**DATA LINES:**
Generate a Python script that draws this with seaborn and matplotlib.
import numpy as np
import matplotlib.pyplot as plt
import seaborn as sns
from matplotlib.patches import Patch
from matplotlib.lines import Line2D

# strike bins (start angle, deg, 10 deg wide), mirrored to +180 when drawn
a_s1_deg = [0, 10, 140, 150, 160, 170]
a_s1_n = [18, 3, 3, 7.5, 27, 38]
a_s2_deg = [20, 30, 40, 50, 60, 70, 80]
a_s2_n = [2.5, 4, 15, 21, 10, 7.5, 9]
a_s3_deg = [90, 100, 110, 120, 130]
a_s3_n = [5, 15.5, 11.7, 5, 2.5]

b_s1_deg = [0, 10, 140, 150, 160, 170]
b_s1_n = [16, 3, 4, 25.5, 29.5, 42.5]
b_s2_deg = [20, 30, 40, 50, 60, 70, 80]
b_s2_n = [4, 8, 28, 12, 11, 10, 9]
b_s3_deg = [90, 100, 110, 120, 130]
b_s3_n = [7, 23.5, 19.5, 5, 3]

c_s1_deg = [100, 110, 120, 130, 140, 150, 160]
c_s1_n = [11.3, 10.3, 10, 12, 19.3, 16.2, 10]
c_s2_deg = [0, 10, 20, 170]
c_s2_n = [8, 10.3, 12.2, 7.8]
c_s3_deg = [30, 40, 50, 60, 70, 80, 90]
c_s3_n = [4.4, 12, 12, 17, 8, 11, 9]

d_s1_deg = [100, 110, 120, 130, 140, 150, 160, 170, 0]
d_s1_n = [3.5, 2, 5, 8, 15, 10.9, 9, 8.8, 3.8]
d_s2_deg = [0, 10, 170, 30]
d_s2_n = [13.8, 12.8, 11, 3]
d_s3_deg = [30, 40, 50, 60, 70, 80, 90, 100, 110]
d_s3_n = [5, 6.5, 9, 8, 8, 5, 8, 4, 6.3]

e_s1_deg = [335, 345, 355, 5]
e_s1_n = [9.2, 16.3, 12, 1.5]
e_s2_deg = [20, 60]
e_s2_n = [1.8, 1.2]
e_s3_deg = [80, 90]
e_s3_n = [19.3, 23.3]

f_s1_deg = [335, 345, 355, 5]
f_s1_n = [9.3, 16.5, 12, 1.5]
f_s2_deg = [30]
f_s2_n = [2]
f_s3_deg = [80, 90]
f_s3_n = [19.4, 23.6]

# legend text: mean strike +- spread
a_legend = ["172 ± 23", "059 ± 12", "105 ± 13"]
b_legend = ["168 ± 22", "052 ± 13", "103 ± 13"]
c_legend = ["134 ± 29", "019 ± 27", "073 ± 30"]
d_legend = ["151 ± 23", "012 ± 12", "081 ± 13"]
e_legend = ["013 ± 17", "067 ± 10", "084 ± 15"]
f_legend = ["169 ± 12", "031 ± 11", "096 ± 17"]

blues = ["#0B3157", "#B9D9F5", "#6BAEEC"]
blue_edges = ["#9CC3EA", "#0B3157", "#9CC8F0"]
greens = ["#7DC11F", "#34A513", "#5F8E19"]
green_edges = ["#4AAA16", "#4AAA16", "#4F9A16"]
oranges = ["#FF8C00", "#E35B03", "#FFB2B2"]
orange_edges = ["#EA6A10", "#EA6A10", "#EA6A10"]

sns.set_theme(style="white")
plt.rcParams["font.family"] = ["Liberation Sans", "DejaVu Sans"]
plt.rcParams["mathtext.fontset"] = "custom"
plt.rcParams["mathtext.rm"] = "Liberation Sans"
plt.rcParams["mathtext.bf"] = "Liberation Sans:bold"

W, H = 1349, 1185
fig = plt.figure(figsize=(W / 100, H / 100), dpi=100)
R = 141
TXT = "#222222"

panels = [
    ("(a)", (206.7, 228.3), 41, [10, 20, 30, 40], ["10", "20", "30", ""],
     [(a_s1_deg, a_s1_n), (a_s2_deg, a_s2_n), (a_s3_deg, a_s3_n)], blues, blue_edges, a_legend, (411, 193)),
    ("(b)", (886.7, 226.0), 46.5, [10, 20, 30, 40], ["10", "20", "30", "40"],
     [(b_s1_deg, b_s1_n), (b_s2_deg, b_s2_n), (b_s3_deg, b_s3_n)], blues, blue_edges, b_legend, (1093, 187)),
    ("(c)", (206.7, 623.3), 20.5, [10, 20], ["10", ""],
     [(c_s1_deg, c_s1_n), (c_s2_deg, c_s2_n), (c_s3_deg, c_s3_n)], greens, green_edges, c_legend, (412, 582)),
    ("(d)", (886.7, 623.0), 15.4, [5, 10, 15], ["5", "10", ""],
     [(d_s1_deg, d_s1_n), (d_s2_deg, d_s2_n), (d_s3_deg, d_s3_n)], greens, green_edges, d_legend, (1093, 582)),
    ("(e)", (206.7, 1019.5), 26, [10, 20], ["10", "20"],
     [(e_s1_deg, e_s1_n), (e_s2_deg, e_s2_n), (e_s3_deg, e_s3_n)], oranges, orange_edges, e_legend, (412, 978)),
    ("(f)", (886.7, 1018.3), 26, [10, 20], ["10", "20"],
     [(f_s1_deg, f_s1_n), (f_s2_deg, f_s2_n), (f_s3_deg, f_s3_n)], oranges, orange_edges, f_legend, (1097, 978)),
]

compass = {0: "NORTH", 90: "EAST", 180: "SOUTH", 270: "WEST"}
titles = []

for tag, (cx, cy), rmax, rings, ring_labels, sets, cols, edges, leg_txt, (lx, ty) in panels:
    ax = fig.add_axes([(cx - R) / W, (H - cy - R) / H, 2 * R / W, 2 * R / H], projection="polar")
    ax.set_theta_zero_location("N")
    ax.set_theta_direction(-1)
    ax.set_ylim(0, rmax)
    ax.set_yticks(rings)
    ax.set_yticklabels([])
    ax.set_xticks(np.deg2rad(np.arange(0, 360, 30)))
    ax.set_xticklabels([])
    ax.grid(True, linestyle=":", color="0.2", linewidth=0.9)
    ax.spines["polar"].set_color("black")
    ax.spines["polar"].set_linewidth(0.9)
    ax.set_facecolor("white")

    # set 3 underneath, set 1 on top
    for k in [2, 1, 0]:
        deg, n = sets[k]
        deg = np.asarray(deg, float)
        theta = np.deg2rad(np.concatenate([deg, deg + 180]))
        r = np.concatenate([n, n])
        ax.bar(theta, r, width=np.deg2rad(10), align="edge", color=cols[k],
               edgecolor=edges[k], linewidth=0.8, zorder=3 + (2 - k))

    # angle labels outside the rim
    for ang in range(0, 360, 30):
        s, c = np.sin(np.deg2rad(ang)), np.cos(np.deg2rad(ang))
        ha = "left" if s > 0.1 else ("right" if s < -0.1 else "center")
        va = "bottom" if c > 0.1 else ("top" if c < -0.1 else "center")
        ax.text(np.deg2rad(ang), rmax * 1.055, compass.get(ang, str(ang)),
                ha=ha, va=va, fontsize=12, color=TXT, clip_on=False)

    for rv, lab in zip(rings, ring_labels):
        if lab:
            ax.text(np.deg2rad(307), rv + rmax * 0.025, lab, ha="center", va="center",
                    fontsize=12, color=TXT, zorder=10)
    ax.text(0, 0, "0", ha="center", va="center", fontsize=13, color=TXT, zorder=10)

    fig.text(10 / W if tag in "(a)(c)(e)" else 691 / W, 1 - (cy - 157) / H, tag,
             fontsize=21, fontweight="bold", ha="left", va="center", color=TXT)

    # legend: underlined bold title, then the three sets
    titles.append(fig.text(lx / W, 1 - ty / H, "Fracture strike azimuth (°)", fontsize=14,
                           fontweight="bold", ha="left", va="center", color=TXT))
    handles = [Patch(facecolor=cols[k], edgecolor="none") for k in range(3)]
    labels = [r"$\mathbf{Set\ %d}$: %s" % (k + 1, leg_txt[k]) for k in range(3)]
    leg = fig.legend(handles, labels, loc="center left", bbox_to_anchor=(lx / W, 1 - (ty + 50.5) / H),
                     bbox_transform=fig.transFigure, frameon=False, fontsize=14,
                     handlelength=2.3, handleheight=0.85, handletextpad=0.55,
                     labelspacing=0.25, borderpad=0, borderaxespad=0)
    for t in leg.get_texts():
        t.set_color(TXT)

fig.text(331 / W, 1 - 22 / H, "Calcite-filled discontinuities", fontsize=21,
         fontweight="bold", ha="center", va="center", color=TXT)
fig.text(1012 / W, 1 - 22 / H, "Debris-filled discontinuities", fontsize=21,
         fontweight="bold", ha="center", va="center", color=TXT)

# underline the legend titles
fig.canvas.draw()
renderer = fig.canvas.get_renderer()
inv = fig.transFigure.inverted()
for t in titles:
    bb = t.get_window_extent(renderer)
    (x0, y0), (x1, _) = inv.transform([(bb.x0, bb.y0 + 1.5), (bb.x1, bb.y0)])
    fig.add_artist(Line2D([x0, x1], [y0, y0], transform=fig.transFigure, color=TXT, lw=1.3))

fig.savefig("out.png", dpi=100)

**EXERCISE AIM:**
Return the lines above precisely as they appear, beginning at the first line and ending at the line with "a_s3_n = [5, 15.5, 11.7, 5, 2.5]", and nothing after it.

**EXERCISE OUTPUT:**
Generate a Python script that draws this with seaborn and matplotlib.
import numpy as np
import matplotlib.pyplot as plt
import seaborn as sns
from matplotlib.patches import Patch
from matplotlib.lines import Line2D

# strike bins (start angle, deg, 10 deg wide), mirrored to +180 when drawn
a_s1_deg = [0, 10, 140, 150, 160, 170]
a_s1_n = [18, 3, 3, 7.5, 27, 38]
a_s2_deg = [20, 30, 40, 50, 60, 70, 80]
a_s2_n = [2.5, 4, 15, 21, 10, 7.5, 9]
a_s3_deg = [90, 100, 110, 120, 130]
a_s3_n = [5, 15.5, 11.7, 5, 2.5]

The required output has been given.